Should I transfer out of Stern for sophomore year?
I'm currently a Stern freshman, and ever since HS ended I've been having real doubts about the school and what I want to do after college. I'm slowly veering away from IB due to depressing / high stress lifestyle, and getting more into programming (esp. Python) but I'd still like to study some form of business in u-grad/
Hence I'm looking toward studying Information Systems (which only 4-6% of stern majors in, which is great), but I've heard from many people Stern is good ONLY for finance and marketing, and if youre not studying either, youre wasting 70k a year (which is what I pay).
I like most of the kids and the professors seem nice, My stats professor actually ignores the stern curve so 40-50% of the class gets A/A-s, so academically it's all good. But it's the huge cost and the lack of strength in majors (besides Finance) that worries me.
Wow. I had no clue it was 70k/yr. That's nuts when you figure people who make 100k gross don't make 70k net (At least in CA).
it is fucking nuts, but when youre in a solid middle class family like me, you get no need based aid. So even if I went to a school renown for its FA (like the Ivies), we'd still have to pay 60-65k a year.
I would not pay 70k a year for a degree just to work in IT afterwards, or even CS as where you major isn't that important.
Transfer to your state flagship, it should significantly cheaper. Its not necessarily a bad thing going to a less prestigious college and moving away from the high powered world from finance.
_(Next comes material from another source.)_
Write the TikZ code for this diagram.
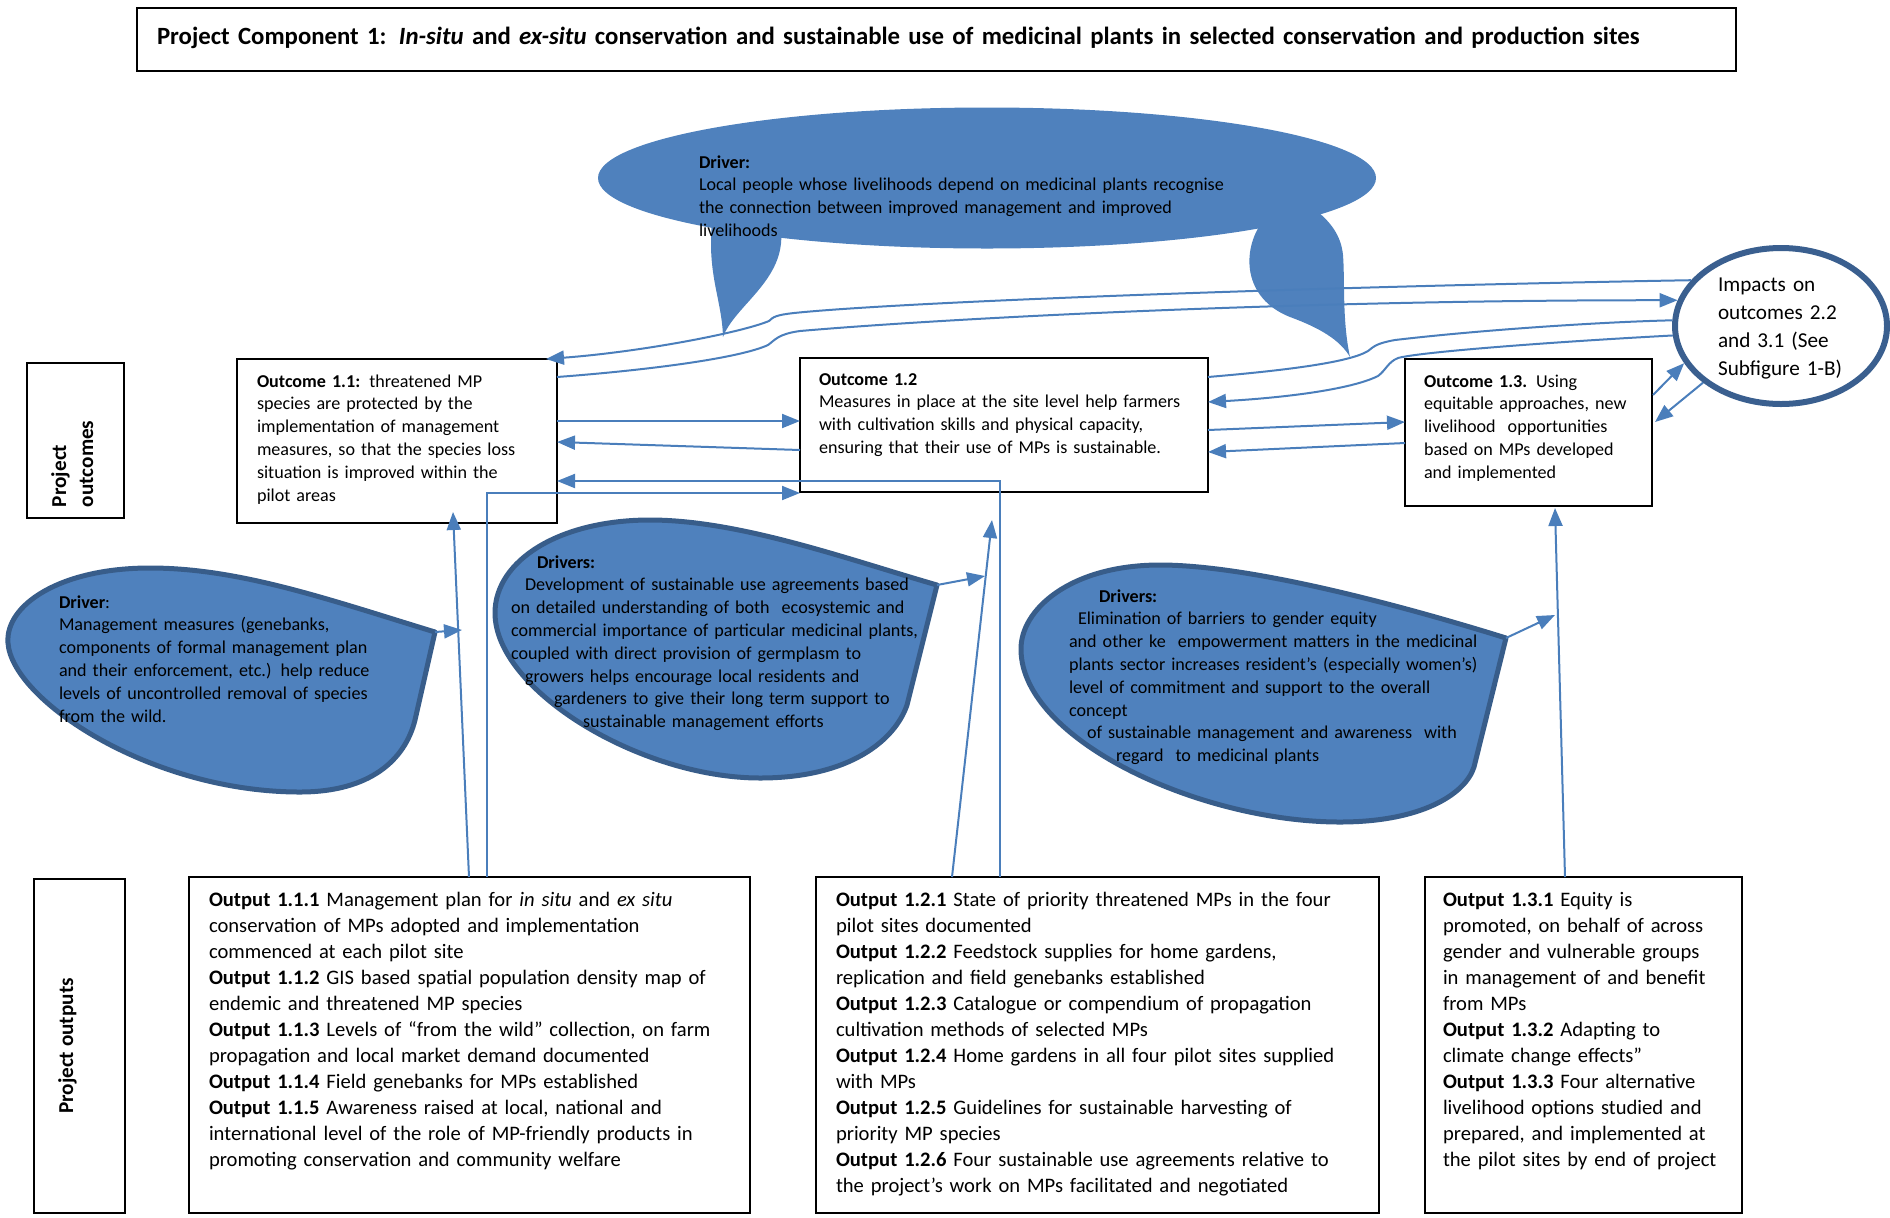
\documentclass[tikz,border=0pt]{standalone}
\usepackage{fontspec}
\setmainfont{Carlito}
\usetikzlibrary{arrows.meta,calc,shapes.geometric}
\definecolor{blobfill}{RGB}{79,129,189}
\definecolor{blobline}{RGB}{56,93,138}
\definecolor{connc}{RGB}{74,126,187}
\definecolor{ringc}{RGB}{58,95,143}
\begin{document}
\begin{tikzpicture}[x=0.5pt,y=-0.5pt,
  box/.style={draw=black,line width=1pt,anchor=north west,inner sep=0,outer sep=0},
  txt/.style={inner sep=0,outer sep=0,anchor=base west,align=left,text width=#1},
  txt/.default=300pt,
  otxt/.style={font=\fontsize{9.05}{11.4}\selectfont},
  ptxt/.style={font=\fontsize{10.3}{13}\selectfont},
  conn/.style={draw=connc,line width=1pt},
  arr/.style={conn,-{Triangle[length=9pt,width=7pt]}},
  blob/.style={fill=blobfill,draw=blobline,line width=2.5pt,line join=round},
]
\useasboundingbox (0,0) rectangle (1890,1217);

% title
\node[box,minimum width=799.5pt,minimum height=31.5pt] (title) at (137,8) {};
\node[txt=795pt,font=\fontsize{12.4}{15}\selectfont\bfseries] (titletext) at (157,44) {Project Component 1: \textit{In-situ} and \textit{ex-situ} conservation and sustainable use of medicinal plants in selected conservation and production sites};

% top driver callout
\fill[blobfill] (712,222) .. controls (707,275) and (722,300) .. (723,337) .. controls (735,305) and (786,280) .. (781,230) -- cycle;
\fill[blobfill] (1262,222) .. controls (1242,250) and (1242,298) .. (1290,317) .. controls (1320,328) and (1340,340) .. (1350,357) .. controls (1342,320) and (1345,280) .. (1343,255) .. controls (1341,235) and (1330,222) .. (1318,212) -- cycle;
\node[ellipse,fill=blobfill,minimum width=389pt,minimum height=70.5pt,inner sep=0] (drv0) at (987,178) {};
\node[txt=300pt,otxt] (d0t) at (699,168) {\textbf{Driver:}\\Local people whose livelihoods depend on medicinal plants recognise\\the connection between improved management and improved\\livelihoods};

% driver blobs
\coordinate (dL) at (435,632);
\coordinate (dM) at (937,585);
\coordinate (dR) at (1506,638);
\draw[blob] (dL) .. controls (330,600) and (240,568) .. (150,568) .. controls (60,568) and (5,605) .. (8,643) .. controls (12,700) and (150,792) .. (300,792) .. controls (370,792) and (405,760) .. (415,720) -- cycle;
\draw[blob] (dM) .. controls (850,560) and (740,520) .. (650,520) .. controls (560,520) and (495,560) .. (495,613) .. controls (495,690) and (640,778) .. (760,778) .. controls (850,778) and (895,740) .. (907,705) -- cycle;
\draw[blob] (dR) .. controls (1400,605) and (1250,565) .. (1160,565) .. controls (1070,565) and (1020,610) .. (1021,650) .. controls (1022,740) and (1200,822) .. (1340,822) .. controls (1420,822) and (1465,795) .. (1474,767) -- cycle;

\node[txt=200pt,otxt] (dLt) at (59,608) {\textbf{Driver}:\\Management measures (genebanks,\\components of formal management plan\\and their enforcement, etc.) help reduce\\levels of uncontrolled removal of species\\from the wild.};
\node[txt=220pt,otxt] (dMt) at (511,568) {\hspace*{13pt}\textbf{Drivers:}\\\hspace*{7pt}Development of sustainable use agreements based\\on detailed understanding of both\ \ ecosystemic and\\commercial importance of particular medicinal plants,\\coupled with direct provision of germplasm to\\\hspace*{7pt}growers helps encourage local residents and\\\hspace*{21.5pt}gardeners to give their long term support to\\\hspace*{36pt}sustainable management efforts};
\node[txt=220pt,otxt] (dRt) at (1069,602) {\hspace*{15pt}\textbf{Drivers:}\\\hspace*{4.5pt}Elimination of barriers to gender equity\\and other ke\ \ empowerment matters in the medicinal\\plants sector increases resident’s (especially women’s)\\level of commitment and support to the overall\\concept\\\hspace*{9pt}of sustainable management and awareness\ \ with\\\hspace*{23.5pt}regard\ \ to medicinal plants};

% impacts
\node[ellipse,draw=ringc,line width=3pt,minimum width=106pt,minimum height=78pt,inner sep=0] (imp) at (1781,326) {};
\node[txt=90pt,font=\fontsize{10.6}{14}\selectfont] (imptext) at (1718,291) {Impacts on\\outcomes 2.2\\and 3.1 (See\\Subfigure 1-B)};

% side labels
\node[box,minimum width=48.5pt,minimum height=77.5pt] (lblo) at (27,363) {};
\node[txt=80pt,rotate=90,font=\fontsize{10.6}{13.5}\selectfont\bfseries] (lblotext) at (66,507) {Project\\outcomes};
\node[box,minimum width=45.5pt,minimum height=167pt] (lblp) at (34,879) {};
\node[inner sep=0,rotate=90,anchor=base,font=\fontsize{10.6}{13}\selectfont\bfseries] (lblptext) at (73,1046) {Project outputs};

% outcomes
\node[box,minimum width=160pt,minimum height=82pt] (o11) at (237,359) {};
\node[txt=160pt,otxt] (o11t) at (257,387) {\textbf{Outcome 1.1:} threatened MP\\species are protected by the\\implementation of management\\measures, so that the species loss\\situation is improved within the\\pilot areas};
\node[box,minimum width=204pt,minimum height=67pt] (o12) at (800,358) {};
\node[txt=200pt,otxt] (o12t) at (819,385) {\textbf{Outcome 1.2}\\Measures in place at the site level help farmers\\with cultivation skills and physical capacity,\\ensuring that their use of MPs is sustainable.};
\node[box,minimum width=123.5pt,minimum height=73.5pt] (o13) at (1405,359) {};
\node[txt=120pt,otxt] (o13t) at (1424,387) {\textbf{Outcome 1.3.} Using\\equitable approaches, new\\livelihood\ \ opportunities\\based on MPs developed\\and implemented};

% outputs
\node[box,minimum width=280.5pt,minimum height=168pt] (p11) at (189,877) {};
\node[txt=280pt,ptxt] (p11t) at (209,906) {\textbf{Output 1.1.1} Management plan for \textit{in situ} and \textit{ex situ}\\conservation of MPs adopted and implementation\\commenced at each pilot site\\\textbf{Output 1.1.2} GIS based spatial population density map of\\endemic and threatened MP species\\\textbf{Output 1.1.3} Levels of “from the wild” collection, on farm\\propagation and local market demand documented\\\textbf{Output 1.1.4} Field genebanks for MPs established\\\textbf{Output 1.1.5} Awareness raised at local, national and\\international level of the role of MP-friendly products in\\promoting conservation and community welfare};
\node[box,minimum width=281.5pt,minimum height=168pt] (p12) at (816,877) {};
\node[txt=280pt,ptxt] (p12t) at (836,906) {\textbf{Output 1.2.1} State of priority threatened MPs in the four\\pilot sites documented\\\textbf{Output 1.2.2} Feedstock supplies for home gardens,\\replication and field genebanks established\\\textbf{Output 1.2.3} Catalogue or compendium of propagation\\cultivation methods of selected MPs\\\textbf{Output 1.2.4} Home gardens in all four pilot sites supplied\\with MPs\\\textbf{Output 1.2.5} Guidelines for sustainable harvesting of\\priority MP species\\\textbf{Output 1.2.6} Four sustainable use agreements relative to\\the project’s work on MPs facilitated and negotiated};
\node[box,minimum width=158.5pt,minimum height=168pt] (p13) at (1425,877) {};
\node[txt=160pt,ptxt] (p13t) at (1443,906) {\textbf{Output 1.3.1} Equity is\\promoted, on behalf of across\\gender and vulnerable groups\\in management of and benefit\\from MPs\\\textbf{Output 1.3.2} Adapting to\\climate change effects”\\\textbf{Output 1.3.3} Four alternative\\livelihood options studied and\\prepared, and implemented at\\the pilot sites by end of project};

% connectors
\coordinate (dLe) at (462,630);
\coordinate (dMe) at (985,576);
\coordinate (dRe) at (1555,615);
\draw[arr] (dL) -- (dLe);
\draw[arr] (dM) -- (dMe);
\draw[arr] (dR) -- (dRe);

\draw[arr] ($(o11.north east)+(0,62)$) -- ($(o12.north west)+(0,63)$);
\draw[arr] ($(o12.north west)+(0,92)$) -- ($(o11.north east)+(0,83)$);
\draw[arr] ($(p12.north west)+(184,0)$) |- ($(o11.north east)+(0,122)$);
\draw[arr] ($(p11.north west)+(298,0)$) |- ($(o12.north west)+(0,135)$);
\draw[arr] ($(p11.north west)+(280,0)$) -- ($(o11.south west)+(216,-11)$);
\draw[arr] ($(p12.north west)+(136,0)$) -- ($(o12.south west)+(192,28)$);
\draw[arr] ($(p13.north west)+(140,0)$) -- ($(o13.south west)+(150,2)$);

\draw[arr] ($(o12.north east)+(0,72)$) -- ($(o13.north west)+(0,63)$);
\draw[arr] ($(o13.north west)+(0,84)$) -- ($(o12.north east)+(0,94)$);
\draw[arr] ($(o13.north east)+(1,36)$) -- (imp.201);
\draw[arr] (imp.216) -- ($(o13.north east)+(3,63)$);

\draw[arr] (imp.153) .. controls (1300,287) and (900,302) .. (794,313) .. controls (776,315) and (773,317) .. (769,321) .. controls (740,333) and (640,352) .. ($(o11.north east)+(-11,0)$);
\draw[arr] ($(o11.north east)+(0,18)$) .. controls (650,370) and (740,358) .. (768,345) .. controls (775,340) and (778,334) .. (800,331) .. controls (950,318) and (1300,300) .. (imp.166);
\draw[conn] ($(o12.north east)+(0,19)$) .. controls (1290,370) and (1350,362) .. (1368,351) .. controls (1374,346) and (1378,343) .. (1395,340) .. controls (1480,330) and (1600,322) .. (imp.177);
\draw[arr] (imp.185) .. controls (1550,342) and (1420,352) .. (1398,358) .. controls (1388,362) and (1386,370) .. (1378,376) .. controls (1350,390) and (1280,398) .. ($(o12.north east)+(0,44)$);
\end{tikzpicture}
\end{document}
Better leave now rather than another 210k in debt.
What is it with Stern kids and listing all of their AP classes from high school and every single forum/summit/boot camp/insert 5-hour long activity hosted by a bank here on their Linkedin
Tbh I think thats almost any kid who goes to a highly competitive school
Your worries are fair, and TBH if I were in your shoes I would transfer. A lot of my good friends majored in CS and work in tech and start ups, and I've never heard of Stern having a serious presence in these industries on the CS side of things.
This forum loves to bash anything that isn't front office investment banking, private equity, management consulting, hedge funds, or S&T (actually they bash on the latter a lot too), but if you genuinely enjoy CS, I would look into schools with better CS departments with better employment/grad school opportunities. It's a field of study that has a solid skill set and awesome career potential.
Let me be the first to tell you that heavy-duty programming jobs are sometimes just as bad as IBD(as far as stress goes), but with less compensation. The hours can be brutal, especially if you follow the startup route that is very popular these days.
Sounds like we have had similar experiences with startups.